In 2006, the company’s chairman was fired (and later charged) for the suspected embezzlement of at least Rmb260 million, reports the Financial Times. The newspaper also mentions that for some time, the company had lacked a “functioning” board of directors, before coming under regulator scrutiny in 2009 for solvency issues. Despite this, it managed to grow premium income at an annual rate of 40% between 2005 and 2010.
With growth like that, it is not hard to see why insurers are keen to ensure that they are stocked up with capital – even if it means that they have to go to market at an unfavourable time.
In the first half of 2011, income from premiums for insurance companies rose by 13% to Rmb805.6 billion, of which Rmb569.7 billion was from life insurance and Rmb236 billion from property.
Yet the industry continues to trail its more sophisticated peers in other countries. “Even after three decades of development, the sector remains immature and plagued by questionable practices and basic business models,” reports FinanceAsia.
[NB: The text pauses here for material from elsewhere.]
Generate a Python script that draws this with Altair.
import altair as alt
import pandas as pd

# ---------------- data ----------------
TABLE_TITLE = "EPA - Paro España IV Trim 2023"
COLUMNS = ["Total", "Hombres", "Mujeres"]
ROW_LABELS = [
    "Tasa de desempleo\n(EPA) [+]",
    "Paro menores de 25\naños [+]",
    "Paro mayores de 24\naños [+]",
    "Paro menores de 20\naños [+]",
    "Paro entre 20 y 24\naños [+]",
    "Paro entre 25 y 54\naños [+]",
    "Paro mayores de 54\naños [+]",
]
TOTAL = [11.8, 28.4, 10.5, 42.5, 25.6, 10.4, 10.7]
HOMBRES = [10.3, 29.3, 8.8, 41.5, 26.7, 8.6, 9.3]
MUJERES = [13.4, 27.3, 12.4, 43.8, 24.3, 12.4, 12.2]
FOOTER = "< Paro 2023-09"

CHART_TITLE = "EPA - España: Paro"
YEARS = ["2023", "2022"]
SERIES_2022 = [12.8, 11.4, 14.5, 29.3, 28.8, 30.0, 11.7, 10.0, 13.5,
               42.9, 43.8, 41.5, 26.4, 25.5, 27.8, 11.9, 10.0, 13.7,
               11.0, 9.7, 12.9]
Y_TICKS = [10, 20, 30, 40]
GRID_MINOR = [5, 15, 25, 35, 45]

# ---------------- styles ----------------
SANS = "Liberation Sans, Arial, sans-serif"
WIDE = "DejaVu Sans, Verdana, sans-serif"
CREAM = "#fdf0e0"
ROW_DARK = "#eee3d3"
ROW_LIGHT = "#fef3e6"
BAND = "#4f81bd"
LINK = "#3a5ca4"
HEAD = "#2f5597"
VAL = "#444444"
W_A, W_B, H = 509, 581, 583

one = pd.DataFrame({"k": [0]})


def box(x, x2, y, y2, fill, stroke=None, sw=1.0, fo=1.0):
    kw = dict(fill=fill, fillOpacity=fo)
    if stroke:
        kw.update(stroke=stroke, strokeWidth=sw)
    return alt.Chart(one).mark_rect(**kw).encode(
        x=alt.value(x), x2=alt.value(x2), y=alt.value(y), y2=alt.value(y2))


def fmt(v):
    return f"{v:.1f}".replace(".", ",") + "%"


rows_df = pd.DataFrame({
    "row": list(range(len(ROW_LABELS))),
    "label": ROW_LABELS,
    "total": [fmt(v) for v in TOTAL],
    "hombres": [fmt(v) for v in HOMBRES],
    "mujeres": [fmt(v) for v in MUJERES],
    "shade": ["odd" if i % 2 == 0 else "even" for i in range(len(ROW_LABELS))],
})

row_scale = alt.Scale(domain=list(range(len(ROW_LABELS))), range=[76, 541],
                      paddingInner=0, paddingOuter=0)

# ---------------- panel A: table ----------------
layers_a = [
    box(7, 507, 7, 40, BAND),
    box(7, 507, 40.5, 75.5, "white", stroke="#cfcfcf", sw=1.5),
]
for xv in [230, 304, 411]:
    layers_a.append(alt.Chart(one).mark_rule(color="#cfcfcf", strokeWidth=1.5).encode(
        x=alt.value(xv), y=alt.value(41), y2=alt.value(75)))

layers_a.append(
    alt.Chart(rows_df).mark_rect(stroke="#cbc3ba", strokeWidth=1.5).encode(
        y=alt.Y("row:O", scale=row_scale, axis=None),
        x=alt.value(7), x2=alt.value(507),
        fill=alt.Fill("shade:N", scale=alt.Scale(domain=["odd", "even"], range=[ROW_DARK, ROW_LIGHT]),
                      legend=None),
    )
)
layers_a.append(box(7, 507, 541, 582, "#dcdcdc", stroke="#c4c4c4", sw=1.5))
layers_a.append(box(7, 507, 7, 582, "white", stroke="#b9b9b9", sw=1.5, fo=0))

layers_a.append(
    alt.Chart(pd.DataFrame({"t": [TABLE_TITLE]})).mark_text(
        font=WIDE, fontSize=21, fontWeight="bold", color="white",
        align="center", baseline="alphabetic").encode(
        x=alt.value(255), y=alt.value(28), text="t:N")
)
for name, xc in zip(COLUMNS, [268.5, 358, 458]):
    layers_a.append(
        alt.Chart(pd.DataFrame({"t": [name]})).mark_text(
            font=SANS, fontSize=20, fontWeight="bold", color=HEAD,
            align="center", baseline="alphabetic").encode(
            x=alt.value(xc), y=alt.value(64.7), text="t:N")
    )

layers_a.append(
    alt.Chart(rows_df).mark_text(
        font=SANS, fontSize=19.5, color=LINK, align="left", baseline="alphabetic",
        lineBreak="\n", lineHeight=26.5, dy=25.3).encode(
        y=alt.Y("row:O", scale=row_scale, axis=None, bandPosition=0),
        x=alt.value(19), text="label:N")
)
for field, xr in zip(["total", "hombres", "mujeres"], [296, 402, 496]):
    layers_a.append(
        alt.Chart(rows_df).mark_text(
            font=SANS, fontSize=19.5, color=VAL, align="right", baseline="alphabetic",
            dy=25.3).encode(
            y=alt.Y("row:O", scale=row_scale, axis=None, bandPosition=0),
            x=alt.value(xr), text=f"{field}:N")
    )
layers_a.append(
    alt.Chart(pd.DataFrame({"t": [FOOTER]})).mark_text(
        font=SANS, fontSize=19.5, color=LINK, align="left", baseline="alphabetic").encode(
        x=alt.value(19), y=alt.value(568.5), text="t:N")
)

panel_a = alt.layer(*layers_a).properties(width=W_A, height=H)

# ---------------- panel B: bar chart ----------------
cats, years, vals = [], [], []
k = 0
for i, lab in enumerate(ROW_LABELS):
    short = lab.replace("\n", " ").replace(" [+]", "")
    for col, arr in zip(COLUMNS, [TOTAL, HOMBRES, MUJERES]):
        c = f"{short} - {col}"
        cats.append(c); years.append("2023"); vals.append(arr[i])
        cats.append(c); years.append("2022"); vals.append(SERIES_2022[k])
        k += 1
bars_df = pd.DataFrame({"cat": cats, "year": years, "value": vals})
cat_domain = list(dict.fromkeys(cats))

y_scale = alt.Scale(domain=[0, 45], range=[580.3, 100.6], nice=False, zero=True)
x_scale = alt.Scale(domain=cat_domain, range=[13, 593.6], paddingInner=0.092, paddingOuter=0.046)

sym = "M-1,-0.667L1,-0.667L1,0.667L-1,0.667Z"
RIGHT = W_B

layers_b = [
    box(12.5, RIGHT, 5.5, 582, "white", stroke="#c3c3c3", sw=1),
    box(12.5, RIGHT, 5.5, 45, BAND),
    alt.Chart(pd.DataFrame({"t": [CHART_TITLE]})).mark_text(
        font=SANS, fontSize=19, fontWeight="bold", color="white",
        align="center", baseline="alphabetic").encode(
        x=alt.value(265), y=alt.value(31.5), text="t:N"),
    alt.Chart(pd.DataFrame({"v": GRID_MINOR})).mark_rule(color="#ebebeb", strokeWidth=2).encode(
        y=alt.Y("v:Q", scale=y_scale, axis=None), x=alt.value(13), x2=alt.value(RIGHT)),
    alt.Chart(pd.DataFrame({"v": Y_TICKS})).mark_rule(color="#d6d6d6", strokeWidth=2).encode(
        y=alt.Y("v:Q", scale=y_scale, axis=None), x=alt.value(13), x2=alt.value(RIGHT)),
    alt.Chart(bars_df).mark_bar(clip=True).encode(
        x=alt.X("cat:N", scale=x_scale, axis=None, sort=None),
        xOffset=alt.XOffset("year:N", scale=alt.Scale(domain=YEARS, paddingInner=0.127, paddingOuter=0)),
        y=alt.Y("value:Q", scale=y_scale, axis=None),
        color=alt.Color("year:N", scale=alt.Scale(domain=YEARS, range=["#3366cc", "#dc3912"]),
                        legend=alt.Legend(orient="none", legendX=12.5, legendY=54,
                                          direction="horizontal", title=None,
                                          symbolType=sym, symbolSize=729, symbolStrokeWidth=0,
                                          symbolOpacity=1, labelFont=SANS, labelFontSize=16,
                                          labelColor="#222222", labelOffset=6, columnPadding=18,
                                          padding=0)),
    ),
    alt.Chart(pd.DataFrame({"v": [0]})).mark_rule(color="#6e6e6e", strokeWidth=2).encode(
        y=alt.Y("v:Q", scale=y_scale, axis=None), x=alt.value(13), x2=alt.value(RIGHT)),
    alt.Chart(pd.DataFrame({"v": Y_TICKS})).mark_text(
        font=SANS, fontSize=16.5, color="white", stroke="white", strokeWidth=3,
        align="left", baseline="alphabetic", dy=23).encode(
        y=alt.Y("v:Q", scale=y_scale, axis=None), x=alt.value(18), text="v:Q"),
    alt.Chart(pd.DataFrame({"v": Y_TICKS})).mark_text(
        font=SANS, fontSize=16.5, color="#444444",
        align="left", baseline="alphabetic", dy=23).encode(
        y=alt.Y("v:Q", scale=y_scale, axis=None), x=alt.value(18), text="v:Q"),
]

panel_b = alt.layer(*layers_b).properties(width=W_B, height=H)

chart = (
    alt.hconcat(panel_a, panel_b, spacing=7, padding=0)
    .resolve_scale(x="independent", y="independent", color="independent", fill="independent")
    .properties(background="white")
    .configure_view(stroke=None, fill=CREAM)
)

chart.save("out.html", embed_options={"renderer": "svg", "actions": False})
There are signs of progress, especially on the investment side, where the regulator is considering broadening the options from the current, more limited scope of domestic stocks, bonds and funds. Derivative products in Hong Kong are also a possible addition. China Life Insurance has also acquired a licence to set up a private equity fund, the first in the industry to do so.
Equity research from HSBC on the sector has noted for a while that “life insurers remain unloved and grossly undervalued”, although it has still urged caution from investors, noting the rising cost of sales agent workforces, as well as uncertainty in some of the regulatory outlook. Growth rates have also slowed this year, on the cloudier economic forecast.
As a result, a report out last weekwas counselling caution, cutting target prices across the sector by an average of 15%. But for long-term value investors, the sector should still be seen as a rich hunting ground, the HSBC team insisted. PICC will be hoping that its own IPO is greeted in a similar vein.